* **Given task**: Leave out the pictures and reproduce all of the data exactly.

* begin Information shown *

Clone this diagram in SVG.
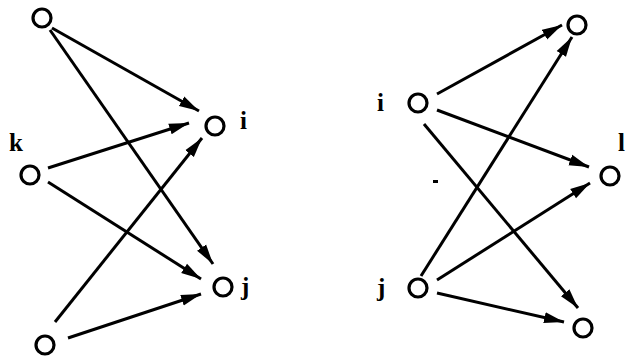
<svg xmlns="http://www.w3.org/2000/svg" width="627" height="358" viewBox="0 0 627 358">
<defs>
<style>
.e{stroke:#000;stroke-width:3;fill:none;marker-end:url(#ah)}
.n{fill:none;stroke:#000;stroke-width:3.2}
.t{font-family:"Liberation Serif",serif;font-weight:bold;font-size:25px;fill:#000}
</style>
<marker id="ah" markerUnits="userSpaceOnUse" markerWidth="20" markerHeight="12" viewBox="0 0 20 12" refX="20" refY="6" orient="auto">
<path d="M0,0.5 L20,6 L0,11.5 Z" fill="#000"/>
</marker>
</defs>
<rect width="627" height="358" fill="#fff"/>
<g id="edges">
<line class="e" x1="52" y1="28" x2="199" y2="111"/>
<line class="e" x1="50" y1="30" x2="213" y2="264"/>
<line class="e" x1="48" y1="168" x2="189" y2="123"/>
<line class="e" x1="48" y1="182" x2="201" y2="279"/>
<line class="e" x1="55" y1="322" x2="202" y2="138"/>
<line class="e" x1="68" y1="338" x2="201" y2="294"/>
<line class="e" x1="437" y1="94" x2="562" y2="25"/>
<line class="e" x1="437" y1="110" x2="589" y2="167"/>
<line class="e" x1="424" y1="124" x2="578" y2="308"/>
<line class="e" x1="421" y1="276" x2="572" y2="37"/>
<line class="e" x1="437" y1="280" x2="590" y2="183"/>
<line class="e" x1="437" y1="293" x2="564" y2="322"/>
</g>
<g id="n_top_left"><circle class="n" cx="42" cy="18" r="9"/></g>
<g id="n_k"><circle class="n" cx="30" cy="175" r="9"/><text class="t" x="9" y="151">k</text></g>
<g id="n_bottom_left"><circle class="n" cx="45" cy="345" r="9"/></g>
<g id="n_i_left"><circle class="n" cx="215" cy="126" r="9"/><text class="t" x="240" y="129">i</text></g>
<g id="n_j_left"><circle class="n" cx="223" cy="287" r="9"/><text class="t" x="241" y="295">j</text></g>
<g id="n_top_right"><circle class="n" cx="577" cy="25" r="9"/></g>
<g id="n_i_right"><circle class="n" cx="418" cy="103" r="9"/><text class="t" x="377" y="111">i</text></g>
<g id="n_l"><circle class="n" cx="610" cy="176" r="9"/><text class="t" x="618" y="151">l</text></g>
<g id="n_j_right"><circle class="n" cx="418" cy="288" r="9"/><text class="t" x="377" y="296">j</text></g>
<g id="n_bottom_right"><circle class="n" cx="583" cy="328" r="9"/></g>
<rect x="433" y="180" width="5" height="3" fill="#000"/>
</svg>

* end Information shown *

* **Response**:
Clone this diagram in SVG.
<svg xmlns="http://www.w3.org/2000/svg" width="627" height="358" viewBox="0 0 627 358">
<defs>
<style>
.e{stroke:#000;stroke-width:3;fill:none;marker-end:url(#ah)}
.n{fill:none;stroke:#000;stroke-width:3.2}
.t{font-family:"Liberation Serif",serif;font-weight:bold;font-size:25px;fill:#000}
</style>
<marker id="ah" markerUnits="userSpaceOnUse" markerWidth="20" markerHeight="12" viewBox="0 0 20 12" refX="20" refY="6" orient="auto">
<path d="M0,0.5 L20,6 L0,11.5 Z" fill="#000"/>
</marker>
</defs>
<rect width="627" height="358" fill="#fff"/>
<g id="edges">
<line class="e" x1="52" y1="28" x2="199" y2="111"/>
<line class="e" x1="50" y1="30" x2="213" y2="264"/>
<line class="e" x1="48" y1="168" x2="189" y2="123"/>
<line class="e" x1="48" y1="182" x2="201" y2="279"/>
<line class="e" x1="55" y1="322" x2="202" y2="138"/>
<line class="e" x1="68" y1="338" x2="201" y2="294"/>
<line class="e" x1="437" y1="94" x2="562" y2="25"/>
<line class="e" x1="437" y1="110" x2="589" y2="167"/>
<line class="e" x1="424" y1="124" x2="578" y2="308"/>
<line class="e" x1="421" y1="276" x2="572" y2="37"/>
<line class="e" x1="437" y1="280" x2="590" y2="183"/>
<line class="e" x1="437" y1="293" x2="564" y2="322"/>
</g>
<g id="n_top_left"><circle class="n" cx="42" cy="18" r="9"/></g>
<g id="n_k"><circle class="n" cx="30" cy="175" r="9"/><text class="t" x="9" y="151">k</text></g>
<g id="n_bottom_left"><circle class="n" cx="45" cy="345" r="9"/></g>
<g id="n_i_left"><circle class="n" cx="215" cy="126" r="9"/><text class="t" x="240" y="129">i</text></g>
<g id="n_j_left"><circle class="n" cx="223" cy="287" r="9"/><text class="t" x="241" y="295">j</text></g>
<g id="n_top_right"><circle class="n" cx="577" cy="25" r="9"/></g>
<g id="n_i_right"><circle class="n" cx="418" cy="103" r="9"/><text class="t" x="377" y="111">i</text></g>
<g id="n_l"><circle class="n" cx="610" cy="176" r="9"/><text class="t" x="618" y="151">l</text></g>
<g id="n_j_right"><circle class="n" cx="418" cy="288" r="9"/><text class="t" x="377" y="296">j</text></g>
<g id="n_bottom_right"><circle class="n" cx="583" cy="328" r="9"/></g>
<rect x="433" y="180" width="5" height="3" fill="#000"/>
</svg>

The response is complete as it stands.